Attempts to Introduce Cutting-edge IT

Institute for Far Eastern Studies (IFES)

In its column from Pyongyang published on October 24, Chosun Sinbo (a North Korean newspaper in Japan) reports that using North Korean information technology, new attempts have been made starting this year to stimulate collectivistic competition.

The newspaper could not conceal its excitement saying that the aim was the global cutting edge, with efforts being the ‘National Information Technology Results Exhibition’ causing a “sensation.”

According to the report, ‘National Information Technology Results Exhibition 2016’ was held in the Three Revolutions Exhibition Hall, and was entitled “Self-strength First and the Fires of Collectivist Competition, Global Competitiveness.”

The report described the purpose of the exhibit as follows: “the units introducing and extolling the achievements of the country in IT technology and industry, showing the domestically produced, advanced information technology products will cause other units to learn and catch up, stimulating collectivist competition, and driving forward ‘our style of modernization and information technology’.”

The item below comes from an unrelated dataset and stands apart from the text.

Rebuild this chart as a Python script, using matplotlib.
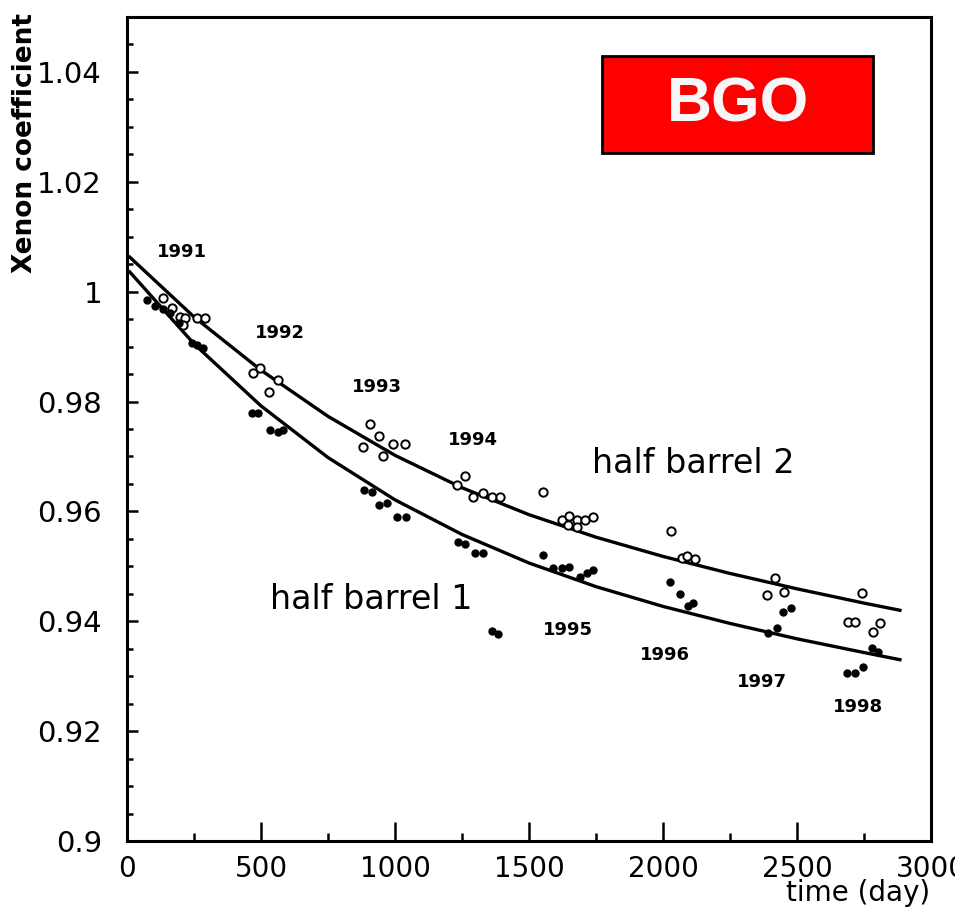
import matplotlib
matplotlib.use("Agg")
import matplotlib.pyplot as plt
from matplotlib.patches import Rectangle
from matplotlib.ticker import MultipleLocator

# fit curves (day, coefficient)
fit_days = [10, 250, 500, 750, 1000, 1250, 1500, 1750, 2000, 2250, 2500, 2750, 2884]
fit_hb2 = [1.0063, 0.9954, 0.9857, 0.9773, 0.9702, 0.9643, 0.9594, 0.9553,
           0.9518, 0.9487, 0.9459, 0.9433, 0.9420]
fit_hb1 = [1.0036, 0.9905, 0.9792, 0.9698, 0.9621, 0.9558, 0.9506, 0.9463,
           0.9427, 0.9396, 0.9368, 0.9343, 0.9330]

# half barrel 2 (open circles)
hb2_days = [134, 168, 198, 216, 209, 261, 291,
            470, 496, 563, 530,
            907, 940, 993, 1037, 881, 955,
            1261, 1231, 1291, 1328, 1362, 1392,
            1552, 1623, 1649, 1679, 1646, 1679, 1709, 1739,
            2030, 2071, 2090, 2119,
            2418, 2388, 2451,
            2743, 2690, 2716, 2784, 2810]
hb2_vals = [0.9989, 0.9970, 0.9954, 0.9952, 0.9939, 0.9952, 0.9952,
            0.9852, 0.9861, 0.9839, 0.9817,
            0.9759, 0.9737, 0.9723, 0.9723, 0.9717, 0.9701,
            0.9665, 0.9648, 0.9626, 0.9634, 0.9626, 0.9626,
            0.9635, 0.9584, 0.9592, 0.9584, 0.9575, 0.9572, 0.9584, 0.9590,
            0.9564, 0.9515, 0.9519, 0.9513,
            0.9479, 0.9448, 0.9453,
            0.9452, 0.9399, 0.9399, 0.9381, 0.9397]

# half barrel 1 (filled dots)
hb1_days = [75, 104, 134, 160, 194, 243, 261, 284,
            466, 489, 534, 563, 582,
            884, 914, 940, 970, 1007, 1041,
            1235, 1261, 1298, 1328, 1362, 1384,
            1552, 1590, 1623, 1649, 1690, 1716, 1739,
            2026, 2063, 2093, 2112,
            2448, 2478, 2392, 2425,
            2780, 2802, 2687, 2716, 2746]
hb1_vals = [0.9985, 0.9974, 0.9969, 0.9961, 0.9943, 0.9907, 0.9903, 0.9898,
            0.9779, 0.9779, 0.9748, 0.9745, 0.9748,
            0.9639, 0.9635, 0.9612, 0.9615, 0.9590, 0.9590,
            0.9544, 0.9541, 0.9524, 0.9524, 0.9382, 0.9377,
            0.9521, 0.9497, 0.9497, 0.9499, 0.9481, 0.9488, 0.9493,
            0.9472, 0.9450, 0.9428, 0.9433,
            0.9417, 0.9424, 0.9379, 0.9388,
            0.9351, 0.9344, 0.9306, 0.9306, 0.9317]

years = ["1991", "1992", "1993", "1994", "1995", "1996", "1997", "1998"]
year_x = [205, 571, 933, 1291, 1646, 2007, 2369, 2728]
year_y = [1.0072, 0.9925, 0.9827, 0.9730, 0.9384, 0.9339, 0.9289, 0.9244]

x_ticks = [0, 500, 1000, 1500, 2000, 2500, 3000]
y_ticks = [0.9, 0.92, 0.94, 0.96, 0.98, 1.0, 1.02, 1.04]
y_tick_labels = ["0.9", "0.92", "0.94", "0.96", "0.98", "1", "1.02", "1.04"]

fig = plt.figure(figsize=(9.55, 9.14), dpi=100)
ax = fig.add_axes([0.1330, 0.0799, 0.8419, 0.9015])

ax.plot(fit_days, fit_hb2, color="black", lw=2.4, solid_joinstyle="round")
ax.plot(fit_days, fit_hb1, color="black", lw=2.4, solid_joinstyle="round")
ax.plot(hb2_days, hb2_vals, "o", ms=6, mfc="white", mec="black", mew=1.4)
ax.plot(hb1_days, hb1_vals, "o", ms=5, mfc="black", mec="black")

for y, xx, yy in zip(years, year_x, year_y):
    ax.text(xx, yy, y, ha="center", va="center", fontsize=13, fontweight="bold")

ax.text(2112, 0.9688, "half barrel 2", ha="center", va="center", fontsize=24)
ax.text(910, 0.9439, "half barrel 1", ha="center", va="center", fontsize=24)

ax.set_xlim(0, 3000)
ax.set_ylim(0.9, 1.05)
ax.set_xticks(x_ticks)
ax.set_xticklabels([str(t) for t in x_ticks])
ax.set_yticks(y_ticks)
ax.set_yticklabels(y_tick_labels)
ax.xaxis.set_minor_locator(MultipleLocator(250))
ax.yaxis.set_minor_locator(MultipleLocator(0.005))
ax.tick_params(axis="both", which="both", direction="in", top=False, right=False,
               width=1.8)
ax.tick_params(axis="x", which="major", length=14, pad=10, labelsize=20)
ax.tick_params(axis="x", which="minor", length=6)
ax.tick_params(axis="y", which="major", length=8, pad=18, labelsize=21)
ax.tick_params(axis="y", which="minor", length=4)
for s in ax.spines.values():
    s.set_linewidth(2.2)

fig.text(0.974, 0.023, "time (day)", ha="right", va="center", fontsize=20)
fig.text(0.026, 0.843, "Xenon coefficient", rotation=90, ha="center", va="center",
         fontsize=19, fontweight="bold")

# BGO label box
fig.patches.append(Rectangle((0.6304, 0.8326), 0.2838, 0.1061, transform=fig.transFigure,
                             facecolor="#ff0000", edgecolor="black", lw=2))
fig.text(0.7728, 0.8851, "BGO", ha="center", va="center", fontsize=45,
         fontweight="bold", color="#f7f7f7", family=["Liberation Sans", "DejaVu Sans"])

fig.savefig("out.png", dpi=100)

A full 260 units displayed 1,000 products at the exhibit.

The newspaper informed readers that “in capitalist countries it is mainly companies that develop, produce and sell information technology products that participate in such exhibits; but in Korea there is a greater range of participants. . . . Beyond IT sector units, committees, ministerial and central institutions, educational and scientific research institutions, factories and other workplaces were all in attendance.”

Certificates and medals were awarded to ‘the top ten IT Companies’ and ‘top ten IT products’.

The newspaper reports that “Korea’s own OS, Red Star 3.0, based on Linux, was also named a ‘Top ten IT product’. . . . Red Star can be seen as a core product in the drive to bring in ‘our form of IT’, and is being widely used across public institutions, with it being popular among students too, who are sensitive to new things.”

Moreover, the newspaper boasted that “the OS, developed by the Red Star Research Institute, is distributed as freeware . . . realizing the push to bring information technology through collective means rather than through an economy of commodities and private ownership.”

The newspaper also expressed the hope that, “collectivist competition, characteristically socialist competition in a country aiming to development and strengthen . . . IT is the area expected to produce the fastest development, with endless leaps and innovations.”